§ WHAT THIS TASK INVOLVES: Please print exactly the lines below, from the start of the material up to and including the line with "0.0159, 0.0179, 0.0185, 0.0179, 0.0163, 0.0139]", but none of the pictures.

--- Begin ---

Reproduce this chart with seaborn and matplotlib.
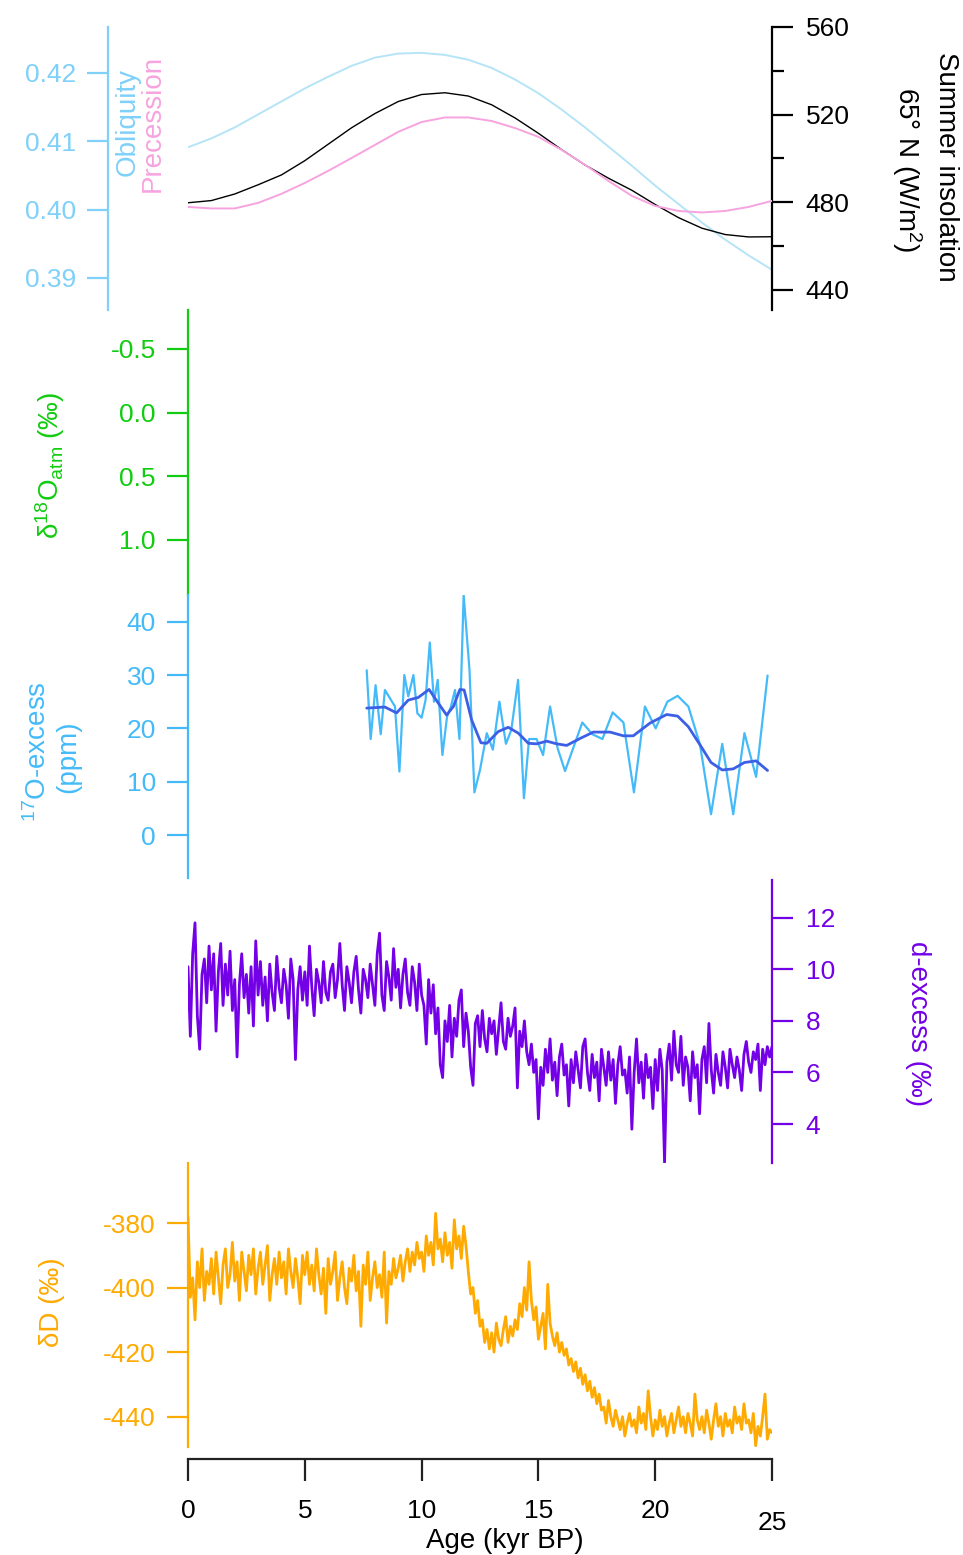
import numpy as np
import matplotlib
matplotlib.use("Agg")
import matplotlib.pyplot as plt
import matplotlib.transforms as mtransforms
import seaborn as sns

# ---------------- data ----------------
orb_age = [0, 1, 2, 3, 4, 5, 6, 7, 8, 9, 10, 11, 12, 13, 14, 15, 16, 17, 18, 19, 20, 21, 22, 23, 24, 25]
obliquity = [0.4091, 0.4104, 0.4120, 0.4139, 0.4158, 0.4177, 0.4194, 0.4210, 0.4222, 0.4228,
             0.4229, 0.4226, 0.4219, 0.4207, 0.4190, 0.4170, 0.4146, 0.4120, 0.4092, 0.4064,
             0.4035, 0.4008, 0.3981, 0.3956, 0.3933, 0.3912]
insolation = [479.8, 480.8, 483.8, 488.0, 492.5, 499.0, 506.5, 514.0, 520.5, 526.0,
              529.2, 530.0, 528.5, 524.5, 518.5, 511.5, 504.0, 497.0, 491.0, 485.5,
              479.0, 473.0, 468.2, 465.3, 464.2, 464.3]
precession = [0.0163, 0.0169, 0.0169, 0.0147, 0.0111, 0.0068, 0.0020, -0.0031, -0.0083, -0.0135,
              -0.0174, -0.0192, -0.0192, -0.0178, -0.0150, -0.0115, -0.0063, -0.0004, 0.0060, 0.0119,
              0.0159, 0.0179, 0.0185, 0.0179, 0.0163, 0.0139]

o17_age = [7.65, 7.82, 8.03, 8.25, 8.43, 8.86, 9.05, 9.26, 9.43, 9.65,
           9.82, 10.00, 10.17, 10.35, 10.53, 10.69, 10.89, 11.09, 11.25, 11.43,
           11.62, 11.80, 12.05, 12.26, 12.50, 12.79, 13.05, 13.33, 13.61, 13.84,
           14.13, 14.38, 14.60, 14.92, 15.20, 15.50, 15.82, 16.14, 16.88, 17.31,
           17.74, 18.18, 18.64, 19.09, 19.56, 20.02, 20.52, 20.96, 21.42, 21.92,
           22.39, 22.87, 23.34, 23.82, 24.32, 24.81]
o17_excess = [30.9, 18.0, 28.1, 18.9, 27.2, 24.1, 11.9, 30.0, 26.0, 30.0,
              22.8, 22.0, 25.3, 36.1, 25.0, 29.1, 15.0, 22.2, 24.0, 27.2,
              18.0, 45.0, 31.0, 8.0, 12.2, 19.1, 16.0, 25.0, 17.1, 19.7,
              29.1, 6.9, 18.0, 18.0, 15.0, 24.1, 16.3, 12.0, 21.1, 18.9,
              18.0, 23.0, 21.1, 8.0, 24.1, 20.0, 25.0, 26.1, 24.1, 16.9,
              3.9, 17.1, 3.9, 19.1, 10.9, 29.9]
o17_smooth_age = [7.65, 8.43, 8.93, 9.43, 9.86, 10.32, 10.72, 11.07, 11.36, 11.64,
                  11.82, 12.14, 12.54, 12.79, 13.28, 13.71, 14.14, 14.57, 14.93, 15.36,
                  15.78, 16.21, 16.78, 17.35, 18.07, 18.64, 19.06, 19.78, 20.49, 20.96,
                  21.42, 21.92, 22.39, 22.87, 23.34, 23.82, 24.32, 24.81]
o17_smooth = [23.8, 24.0, 22.9, 25.3, 25.8, 27.3, 24.7, 22.5, 24.1, 27.3,
              27.2, 21.6, 17.3, 17.2, 19.4, 20.2, 19.1, 17.2, 17.1, 17.6,
              17.1, 16.8, 18.1, 19.3, 19.3, 18.6, 18.6, 21.0, 22.6, 22.3,
              20.3, 16.9, 13.6, 12.2, 12.4, 13.6, 13.9, 12.1]

# ice-core records, 0.1 kyr spacing from 0 to 25 kyr BP
core_age = np.round(np.arange(251) * 0.1, 1)
d_excess = [
    10.1, 7.4, 10.6, 11.8, 8.2, 6.9, 9.8, 10.4, 8.7, 10.9,
    9.2, 10.6, 7.6, 9.9, 11.0, 8.6, 10.2, 9.0, 10.7, 8.4,
    9.6, 6.6, 9.4, 10.6, 8.9, 9.8, 8.3, 10.1, 7.8, 11.1,
    9.0, 10.3, 8.6, 9.7, 8.0, 10.2, 9.1, 8.4, 10.5, 9.3,
    8.7, 10.0, 9.4, 8.1, 10.4, 9.6, 6.5, 9.2, 10.1, 8.8,
    9.9, 8.6, 10.9, 9.3, 8.2, 10.0, 9.5, 8.7, 10.3, 9.1,
    8.8, 9.9, 10.2, 8.9, 9.6, 11.0, 9.4, 8.4, 10.1, 9.5,
    8.7, 9.9, 10.5, 9.2, 8.3, 10.0, 9.6, 8.9, 10.2, 9.4,
    8.6, 10.6, 11.4, 9.0, 8.4, 10.3, 9.7, 8.8, 10.8, 9.3,
    10.0, 8.5, 9.8, 10.4, 9.1, 8.6, 10.1, 9.5, 8.4, 10.2,
    9.0, 8.6, 7.1, 9.6, 8.3, 9.4, 7.5, 8.5, 6.3, 5.8,
    8.0, 7.2, 8.6, 6.6, 8.1, 7.4, 8.8, 9.2, 7.0, 8.3,
    7.6, 6.2, 5.5, 7.9, 8.2, 7.0, 8.4, 7.3, 6.8, 8.1,
    7.5, 8.0, 6.7, 7.7, 8.7, 7.2, 6.9, 8.1, 7.4, 7.8,
    8.5, 5.4, 7.6, 7.0, 8.0, 6.8, 6.3, 7.1, 6.0, 6.5,
    4.2, 6.2, 5.5, 6.9, 6.0, 7.3, 5.7, 6.4, 5.1, 6.6,
    7.1, 5.9, 6.3, 4.7, 6.5, 5.6, 6.8, 6.1, 5.4, 7.0,
    7.3, 6.0, 5.3, 6.7, 5.8, 6.4, 4.9, 6.9, 6.2, 5.5,
    6.8, 5.7, 6.5, 4.8, 6.3, 7.0, 5.9, 6.1, 5.2, 6.6,
    3.8, 6.0, 7.3, 5.6, 6.4, 5.0, 6.7, 5.8, 6.2, 4.6,
    6.5, 5.3, 6.9, 6.1, 2.5, 6.4, 7.1, 5.7, 7.6, 6.3,
    6.0, 7.4, 5.5, 6.6, 6.2, 4.9, 6.8, 5.8, 6.3, 4.4,
    6.5, 7.0, 5.6, 7.9, 6.1, 5.2, 6.7, 6.0, 5.5, 6.8,
    6.2, 5.4, 6.9, 6.3, 5.8, 6.6, 6.1, 5.3, 6.7, 7.2,
    6.4, 6.0, 6.8, 6.5, 7.1, 5.3, 6.9, 6.3, 7.0, 6.6,
    7.0]
delta_d = [
    -378, -403, -397, -410, -392, -400, -388, -404, -395, -399,
    -391, -402, -389, -397, -405, -393, -388, -400, -396, -386,
    -398, -392, -404, -389, -395, -401, -390, -396, -388, -402,
    -394, -389, -399, -393, -387, -404, -396, -391, -399, -389,
    -397, -392, -402, -388, -395, -400, -391, -397, -405, -390,
    -396, -389, -399, -393, -401, -388, -396, -402, -394, -408,
    -391, -399, -395, -389, -404, -397, -392, -400, -405, -394,
    -398, -390, -401, -395, -412, -393, -399, -389, -404, -397,
    -392, -400, -396, -403, -389, -411, -395, -399, -391, -397,
    -394, -390, -398, -392, -388, -395, -389, -393, -386, -391,
    -389, -395, -384, -390, -386, -393, -377, -388, -385, -392,
    -383, -390, -386, -394, -379, -388, -384, -391, -381, -387,
    -395, -402, -400, -408, -404, -412, -410, -417, -413, -419,
    -414, -420, -411, -416, -418, -413, -409, -417, -412, -415,
    -410, -413, -405, -409, -400, -407, -392, -404, -410, -406,
    -416, -412, -408, -419, -399, -411, -415, -418, -414, -420,
    -417, -421, -419, -424, -422, -426, -423, -428, -425, -430,
    -427, -432, -429, -434, -431, -436, -433, -438, -437, -442,
    -435, -440, -443, -438, -441, -444, -440, -446, -442, -439,
    -443, -441, -445, -437, -442, -439, -444, -432, -440, -446,
    -441, -444, -438, -443, -440, -446, -442, -439, -445, -441,
    -437, -443, -440, -445, -439, -442, -446, -433, -441, -444,
    -440, -445, -438, -442, -447, -441, -436, -443, -440, -446,
    -439, -443, -441, -445, -437, -442, -440, -444, -436, -442,
    -441, -445, -439, -449, -443, -446, -440, -433, -447, -444,
    -445]

x_ticks = [0, 5, 10, 15, 20, 25]
obl_ticks = [0.39, 0.40, 0.41, 0.42]
ins_ticks = [440, 480, 520, 560]
d18_ticks = [-0.5, 0.0, 0.5, 1.0]
o17_ticks = [0, 10, 20, 30, 40]
dex_ticks = [4, 6, 8, 10, 12]
dd_ticks = [-440, -420, -400, -380]

# ---------------- style ----------------
sns.set_theme(style="white")
plt.rcParams["font.family"] = ["Liberation Sans", "DejaVu Sans"]
plt.rcParams["mathtext.default"] = "regular"
plt.rcParams["lines.solid_joinstyle"] = "round"

C_OBL = "#7fd0fa"
C_OBL_LINE = "#b5e4f7"
C_PREC = "#f7a3df"
C_D18 = "#11cc11"
C_O17 = "#44bbf8"
C_O17S = "#3d5fe6"
C_DEX = "#7300e6"
C_DD = "#ffaa00"

W, H = 963, 1555
fig = plt.figure(figsize=(W / 100, H / 100), dpi=100)
PX = 0.72  # points per pixel
TS = 19
LS = 20


def add_axes(top, bottom, left=188, right=772):
    return fig.add_axes([left / W, 1 - bottom / H, (right - left) / W, (bottom - top) / H])


def style(ax, side, color, ticks, labels, ylim, pad=8):
    ax.set_xlim(0, 25)
    ax.set_ylim(*ylim)
    for s in ["top", "bottom", "left", "right"]:
        ax.spines[s].set_visible(False)
    ax.spines[side].set_visible(True)
    ax.spines[side].set_color(color)
    ax.spines[side].set_linewidth(1.6)
    ax.yaxis.set_ticks_position(side)
    ax.set_yticks(ticks)
    ax.set_yticklabels(labels)
    ax.tick_params(axis="y", which="major", direction="out", length=21 * PX, width=1.6,
                   color=color, labelcolor=color, labelsize=TS, pad=pad,
                   left=(side == "left"), right=(side == "right"),
                   labelleft=(side == "left"), labelright=(side == "right"))
    ax.tick_params(axis="x", bottom=False, labelbottom=False, top=False)
    ax.set_xlabel("")
    ax.set_ylabel("")
    ax.patch.set_visible(False)
    ax.grid(False)


def line(ax, x, y, color, lw):
    sns.lineplot(x=x, y=y, ax=ax, color=color, linewidth=lw, estimator=None,
                 sort=False, legend=False)


# ---- panel 1: orbital parameters ----
ax1 = add_axes(27, 310)
ax1b = ax1.twinx()
ax1c = ax1.twinx()
line(ax1, orb_age, obliquity, C_OBL_LINE, 1.4)
line(ax1b, orb_age, insolation, "black", 1.0)
line(ax1c, orb_age, precession, C_PREC, 1.4)
style(ax1, "left", C_OBL, obl_ticks, ["%.2f" % t for t in obl_ticks], (0.38532, 0.42668))
ax1.spines["left"].set_position(("outward", 80 * PX))
style(ax1b, "right", "black", ins_ticks, [str(t) for t in ins_ticks], (430.87, 560), pad=9)
ax1b.set_yticks([460, 500, 540], minor=True)
ax1b.tick_params(axis="y", which="minor", direction="out", length=12 * PX, width=1.6,
                 color="black", right=True, left=False)
ax1c.set_ylim(0.0572, -0.0551)
ax1c.set_xlim(0, 25)
ax1c.axis("off")

# ---- panel 2: d18Oatm (empty) ----
ax2 = add_axes(310, 595)
style(ax2, "left", C_D18, d18_ticks, ["-0.5", "0.0", "0.5", "1.0"], (1.432, -0.806))

# ---- panel 3: 17O-excess ----
ax3 = add_axes(595, 878)
line(ax3, o17_age, o17_excess, C_O17, 1.6)
line(ax3, o17_smooth_age, o17_smooth, C_O17S, 2.0)
style(ax3, "left", C_O17, o17_ticks, [str(t) for t in o17_ticks], (-8.06, 45.01))

# ---- panel 4: d-excess ----
ax4 = add_axes(880, 1163)
line(ax4, core_age, d_excess, C_DEX, 2.0)
style(ax4, "right", C_DEX, dex_ticks, [str(t) for t in dex_ticks], (2.49, 13.46), pad=9)

# ---- panel 5: dD ----
ax5 = add_axes(1163, 1447)
line(ax5, core_age, delta_d, C_DD, 2.0)
style(ax5, "left", C_DD, dd_ticks, [str(t) for t in dd_ticks], (-449.4, -361.4))
ax5.spines["bottom"].set_visible(True)
ax5.spines["bottom"].set_color("#222222")
ax5.spines["bottom"].set_linewidth(1.6)
ax5.spines["bottom"].set_position(("outward", 12 * PX))
ax5.set_xticks(x_ticks)
ax5.set_xticklabels([str(t) for t in x_ticks])
ax5.tick_params(axis="x", bottom=True, labelbottom=True, direction="out",
                length=22 * PX, width=1.6, color="#222222", labelcolor="black",
                labelsize=TS, pad=13)
lab25 = ax5.get_xticklabels()[-1]
lab25.set_transform(lab25.get_transform() +
                    mtransforms.ScaledTranslation(0, -12 / 100, fig.dpi_scale_trans))


# ---------------- axis titles ----------------
def ftext(x, y, s, color, rot, size=LS, **kw):
    fig.text(x / W, 1 - y / H, s, color=color, rotation=rot, fontsize=size,
             ha="center", va="center", rotation_mode="anchor", **kw)


ftext(128, 122, "Obliquity", C_OBL, 90)
ftext(153, 123, "Precession", C_PREC, 90)
ftext(946, 167, "Summer insolation", "black", 270)
ftext(907, 170, "65° N (W/m$^2$)", "black", 270)
ftext(50, 465, "δ$^{18}$O$_{atm}$ (‰)", C_D18, 90)
ftext(38, 752, "$^{17}$O-excess", C_O17, 90)
ftext(68, 757, "(ppm)", C_O17, 90)
ftext(918, 1024, "d-excess (‰)", C_DEX, 270)
ftext(52, 1302, "δD (‰)", C_DD, 90)
ftext(505, 1541, "Age (kyr BP)", "black", 0)

fig.savefig("out.png", dpi=100, facecolor="white")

--- End ---

§ EXERCISE OUTPUT:
Reproduce this chart with seaborn and matplotlib.
import numpy as np
import matplotlib
matplotlib.use("Agg")
import matplotlib.pyplot as plt
import matplotlib.transforms as mtransforms
import seaborn as sns

# ---------------- data ----------------
orb_age = [0, 1, 2, 3, 4, 5, 6, 7, 8, 9, 10, 11, 12, 13, 14, 15, 16, 17, 18, 19, 20, 21, 22, 23, 24, 25]
obliquity = [0.4091, 0.4104, 0.4120, 0.4139, 0.4158, 0.4177, 0.4194, 0.4210, 0.4222, 0.4228,
             0.4229, 0.4226, 0.4219, 0.4207, 0.4190, 0.4170, 0.4146, 0.4120, 0.4092, 0.4064,
             0.4035, 0.4008, 0.3981, 0.3956, 0.3933, 0.3912]
insolation = [479.8, 480.8, 483.8, 488.0, 492.5, 499.0, 506.5, 514.0, 520.5, 526.0,
              529.2, 530.0, 528.5, 524.5, 518.5, 511.5, 504.0, 497.0, 491.0, 485.5,
              479.0, 473.0, 468.2, 465.3, 464.2, 464.3]
precession = [0.0163, 0.0169, 0.0169, 0.0147, 0.0111, 0.0068, 0.0020, -0.0031, -0.0083, -0.0135,
              -0.0174, -0.0192, -0.0192, -0.0178, -0.0150, -0.0115, -0.0063, -0.0004, 0.0060, 0.0119,
              0.0159, 0.0179, 0.0185, 0.0179, 0.0163, 0.0139]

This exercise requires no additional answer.